Adelphic’s Q&A series shines a spotlight on the biggest challenges, questions, and trends in the programmatic marketplace with commentary from industry experts, clients, and partners.

Today’s Q&A is with Wade Rifkin, SVP of Programmatic at Clear Channel Outdoor. Founded in 1901, Clear Channel Outdoor (CCO) is one of the world’s largest outdoor advertising companies, with more than 675,000 displays in more than 40 countries.

As SVP of Programmatic, Rifkin is responsible for leading the strategy and execution of Clear Channel’s programmatic OOH strategy.

Q: How does location data help brands with their OOH advertising – both targeting and measurement?

Our media locations have been used historically and successfully to target key markets, neighborhoods or zip codes of interest to advertisers.  However, one of the most compelling things to happen to OOH in the recent past was the advent & proliferation of mobile data. Through, Clear Channel Outdoor RADAR, our attribution solution, we’ve been able to leverage anonymized mobile data to understand how consumers move throughout the world, including past our displays. With that, we understand the types of consumers we reach for more sophisticated behavioral targeting, and we can also measure what consumers do after exposure to our boards through post-exposure attribution. This is all powered by persistent location data & device IDs, and deployed in an anonymous, consumer-friendly and privacy-compliant fashion.

CCO RADAR is something we’ve been offering through our direct channel for two years, and as of last year, we began offering it through our programmatic private marketplace offering as well.  That allows our clients to tap into our powerful targeting and attribution toolkit, holistically, across both direct and programmatic transaction with us.

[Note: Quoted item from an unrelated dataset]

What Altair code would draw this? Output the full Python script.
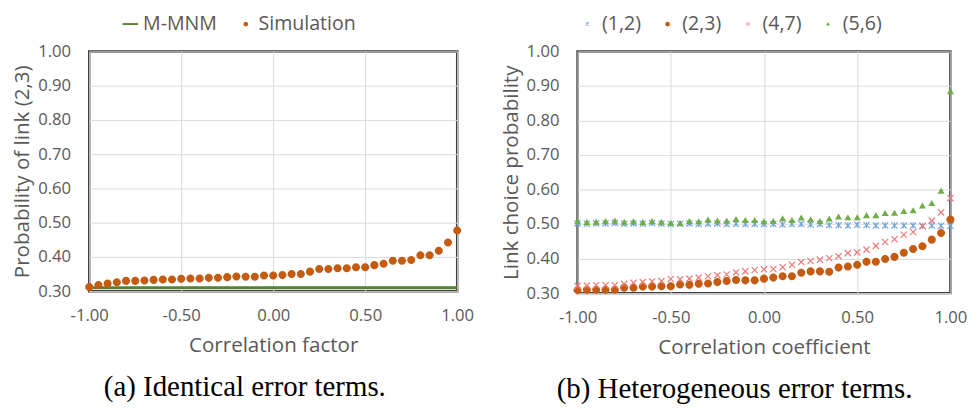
import math
import altair as alt
import pandas as pd

# ---------------- data ----------------
rho = [-1.00, -0.95, -0.90, -0.85, -0.80, -0.75, -0.70, -0.65, -0.60, -0.55,
       -0.50, -0.45, -0.40, -0.35, -0.30, -0.25, -0.20, -0.15, -0.10, -0.05,
       0.00, 0.05, 0.10, 0.15, 0.20, 0.25, 0.30, 0.35, 0.40, 0.45,
       0.50, 0.55, 0.60, 0.65, 0.70, 0.75, 0.80, 0.85, 0.90, 0.95, 1.00]

sim_23 = [0.312, 0.318, 0.322, 0.326, 0.330, 0.330, 0.331, 0.333, 0.334, 0.334,
          0.336, 0.337, 0.337, 0.339, 0.339, 0.341, 0.343, 0.342, 0.342, 0.346,
          0.346, 0.347, 0.350, 0.350, 0.357, 0.365, 0.365, 0.367, 0.367, 0.370,
          0.370, 0.376, 0.380, 0.389, 0.389, 0.391, 0.405, 0.405, 0.418, 0.442, 0.477]

mmnm_x = [-1.00, 1.00]
mmnm_y = [0.31, 0.31]

het_12 = [0.502, 0.501, 0.502, 0.502, 0.503, 0.501, 0.502, 0.501, 0.503, 0.501,
          0.500, 0.501, 0.502, 0.500, 0.501, 0.502, 0.500, 0.501, 0.500, 0.500,
          0.500, 0.500, 0.499, 0.500, 0.500, 0.499, 0.500, 0.497, 0.497, 0.496,
          0.498, 0.497, 0.496, 0.496, 0.496, 0.496, 0.496, 0.495, 0.496, 0.495, 0.495]
het_23 = [0.309, 0.310, 0.310, 0.310, 0.310, 0.316, 0.316, 0.319, 0.319, 0.320,
          0.320, 0.325, 0.324, 0.327, 0.328, 0.332, 0.335, 0.338, 0.337, 0.337,
          0.342, 0.345, 0.349, 0.349, 0.359, 0.363, 0.363, 0.362, 0.374, 0.377,
          0.382, 0.391, 0.391, 0.399, 0.405, 0.417, 0.428, 0.436, 0.455, 0.474, 0.513]
het_47 = [0.321, 0.322, 0.323, 0.323, 0.323, 0.327, 0.330, 0.332, 0.334, 0.335,
          0.341, 0.340, 0.342, 0.345, 0.349, 0.352, 0.354, 0.360, 0.363, 0.367,
          0.369, 0.370, 0.375, 0.382, 0.390, 0.393, 0.397, 0.401, 0.407, 0.416,
          0.418, 0.426, 0.437, 0.448, 0.456, 0.469, 0.477, 0.494, 0.510, 0.534, 0.575]
het_56 = [0.507, 0.505, 0.506, 0.508, 0.509, 0.506, 0.507, 0.505, 0.508, 0.506,
          0.503, 0.502, 0.508, 0.507, 0.512, 0.509, 0.509, 0.514, 0.511, 0.511,
          0.507, 0.508, 0.516, 0.511, 0.518, 0.513, 0.508, 0.515, 0.521, 0.519,
          0.519, 0.525, 0.525, 0.531, 0.532, 0.537, 0.539, 0.553, 0.560, 0.596, 0.884]

left_series = ["M-MNM", "Simulation"]
right_series = ["(1,2)", "(2,3)", "(4,7)", "(5,6)"]

y_ticks = [0.30, 0.40, 0.50, 0.60, 0.70, 0.80, 0.90, 1.00]
x_ticks = [-1.00, -0.50, 0.00, 0.50, 1.00]

# ---------------- styles ----------------
ORANGE = "#C55A11"
GREEN_LINE = "#548235"
GREEN_TRI = "#70AD47"
BLUE = "#6FA3D8"
RED = "#EE7B7B"
GRAY_TXT = "#595959"
SANS = "Open Sans"


def seg_path(segs, t):
    parts = []
    for (x1, y1), (x2, y2) in segs:
        dx, dy = x2 - x1, y2 - y1
        L = math.hypot(dx, dy)
        nx, ny = -dy / L * t, dx / L * t
        pts = [(x1 + nx, y1 + ny), (x2 + nx, y2 + ny), (x2 - nx, y2 - ny), (x1 - nx, y1 - ny)]
        parts.append("M" + "L".join(f"{px:.3f},{py:.3f}" for px, py in pts) + "Z")
    return "".join(parts)


CIRCLE = "M0.3,0A0.3,0.3,0,1,1,-0.3,0A0.3,0.3,0,1,1,0.3,0Z"
LINE = "M-1,-0.12H1V0.12H-1Z"
TRI = "M0,-0.25L0.26,0.2L-0.26,0.2Z"
a = 0.23
XSHAPE = seg_path([((-a, -a), (a, a)), ((-a, a), (a, -a))], 0.045)
ASTER = seg_path([((-a, -a), (a, a)), ((-a, a), (a, -a)), ((0, -a), (0, a))], 0.04)

PT_SIZE = 760
LEG_SYM = 256

left_df = pd.DataFrame({"rho": rho, "p": sim_23, "series": "Simulation"})
line_df = pd.DataFrame({"rho": mmnm_x, "p": mmnm_y})
rows = []
for name, vals in zip(right_series, [het_12, het_23, het_47, het_56]):
    for r, v in zip(rho, vals):
        rows.append({"rho": r, "p": v, "series": name})
right_df = pd.DataFrame(rows)

label_expr = "datum.value < 0 ? '-' + format(-datum.value, '.2f') : format(datum.value, '.2f')"


def x_enc(title):
    return alt.X("rho:Q", scale=alt.Scale(domain=[-1, 1], nice=False, padding=0),
                 axis=alt.Axis(values=x_ticks, labelExpr=label_expr, title=title,
                               labelFlush=False, titlePadding=12, labelPadding=17))


def y_enc(title):
    return alt.Y("p:Q", scale=alt.Scale(domain=[0.3, 1.0], nice=False, zero=False, padding=0),
                 axis=alt.Axis(values=y_ticks, format=".2f", title=title,
                               labelFlush=False, titlePadding=5, labelPadding=19))


W1, H1 = 376, 245
W2, H2 = 381, 247


def legend(x, off, colpad):
    return alt.Legend(title=None, orient="none", legendX=x, legendY=-38,
                      direction="horizontal", symbolSize=LEG_SYM,
                      labelOffset=off, columnPadding=colpad)


line_layer = alt.Chart(line_df).mark_line(color=GREEN_LINE, strokeWidth=3).encode(
    x=x_enc("Correlation factor"), y=y_enc("Probability of link (2,3)"))

sim_layer = alt.Chart(left_df).mark_point(filled=True, opacity=1, size=PT_SIZE, strokeWidth=0).encode(
    x=x_enc("Correlation factor"), y=y_enc("Probability of link (2,3)"),
    color=alt.Color("series:N", scale=alt.Scale(domain=left_series, range=[GREEN_LINE, ORANGE]),
                    legend=legend(32, 3, 19)),
    shape=alt.Shape("series:N", scale=alt.Scale(domain=left_series, range=[LINE, CIRCLE]),
                    legend=legend(32, 3, 19)),
)

left = alt.layer(line_layer, sim_layer).properties(
    width=W1, height=H1,
    title=alt.TitleParams("(a) Identical error terms.", orient="bottom", font="Liberation Serif",
                          fontSize=29.5, fontWeight="normal", color="black", offset=18, dx=-29))

right_pts = alt.Chart(right_df).mark_point(filled=True, opacity=1, size=PT_SIZE, strokeWidth=0).encode(
    x=x_enc("Correlation coefficient"), y=y_enc("Link choice probability"),
    color=alt.Color("series:N", scale=alt.Scale(domain=right_series, range=[BLUE, ORANGE, RED, GREEN_TRI]),
                    legend=legend(0, 5, 17)),
    shape=alt.Shape("series:N", scale=alt.Scale(domain=right_series, range=[ASTER, CIRCLE, XSHAPE, TRI]),
                    legend=legend(0, 5, 17)),
    order=alt.Order("series:N"),
)

right = alt.layer(right_pts).properties(
    width=W2, height=H2,
    title=alt.TitleParams("(b) Heterogeneous error terms.", orient="bottom", font="Liberation Serif",
                          fontSize=29.5, fontWeight="normal", color="black", offset=18, dx=-30))

chart = alt.hconcat(left, right, spacing=24).resolve_scale(color="independent", shape="independent").properties(
    padding={"left": 3, "top": 0, "right": 0, "bottom": 0}
).configure_view(
    stroke="#404040", strokeWidth=2.5
).configure_axis(
    domain=False, ticks=False, grid=True, gridColor="#d9d9d9", gridWidth=1,
    labelFont=SANS, labelFontSize=17, labelColor=GRAY_TXT,
    titleFont=SANS, titleFontSize=21, titleColor=GRAY_TXT, titleFontWeight="normal"
).configure_legend(
    labelFont=SANS, labelFontSize=20, labelColor=GRAY_TXT, symbolStrokeWidth=0
)

chart.save("out.html", embed_options={"renderer": "svg", "actions": False})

Q: What are the biggest measurement challenges for marketers and how is Clear Channel Outdoor helping to solve them?

One of the main challenges we’re given by brands is proving ROI for OOH. That was a key driver for the development of the attribution component of CCO RADAR, and it’s gotten a lot of positive feedback from brands, reinforcing what we’ve intuitively known for some time – that OOH works.  From a metrics standpoint, we’ve evolved and diversified what can be measured, and we’re now able to showcase lifts in store visits, brand metrics, and tune-in, with more capabilities to follow this year.

 Q: Are there different advertisers or verticals for traditional OOH buying versus programmatic OOH?

Much like our direct sales channel, we’re seeing a broad range of verticals that are finding value in programmatic buying.  Some of the first brands that dipped their toes in the water programmatically are those with physical locations: dining, retail and auto.  This is due to the ability to target against those locations (both behaviorally and through physical proximity), but also because CCO RADAR allows us to measure the lift in visitation to their stores to demonstrate ROI.

However, now that we’re over a year in, we’ve seen plenty of other verticals enter the mix. To name a couple: entertainment has become an important category, with the flexibility of our programmatic solution allowing advertisers to heavy-up around show premieres to drive tune-in. Enterprise services are also picking up for us, tapping into our airport footprint to reach the affluent business and frequent leisure traveler audiences.

Q: What new and emerging types of formats and screens are going to be part of programmatic DOOH inventory?

We started off with just our roadside inventory, offering a sub-set of our digital billboard units. Shortly after we started piloting, we got feedback from buyers on new inventory to include, and we’ve since scaled up to include the lion’s share of our roadside units (both digital billboards and bus shelters). Ninety percent of our roadside digital units are now programmatically-enabled.

We’ve also rolled in our airport screen footprint, and have ramped that significantly – we now offer 40 airports with video-capable screens across a variety of concourse and baggage claim in some of the largest airports in the US.  Last month, we also lit up a network of private aviation lounges, which reach c-suite, high net worth & highly influential fliers, which is an exciting touch-point for a very hard to reach audience.

Q: Where do you see OOH measurement three years from now?

I think we’ll see more integration into cross-channel measurement than ever before. OOH has existed in somewhat of a silo because it was historically very different to buy than other channels, and measurement presented a very real challenge. Now that digitization has settled in to OOH, connecting it to the broader advertising software ecosystem, and mobile has unlocked measurement for the channel, we’re in a much different place. Over the next few years, I expect that marketers will endeavor to evaluate OOH to gain a better understanding of the effects it has on both driving upper funnel metrics and playing an ‘assist’ role in feeding the rest of the funnel.

Q: Anything exciting on the horizon for Clear Channel Outdoor and Adelphic?

With critical technical integration work & testing behind us, Clear Channel Outdoor and Adelphic are poised to ramp up meaningfully in 2018. We’re activating with and fielding strong interest from blue chip clients who recognize that they can now buy digital OOH like display: in a real-time, biddable, data-driven fashion, via enterprise-level cross-channel platforms like Adelphic. Suffice it say, we’re excited about continuing to grow our partnership this year!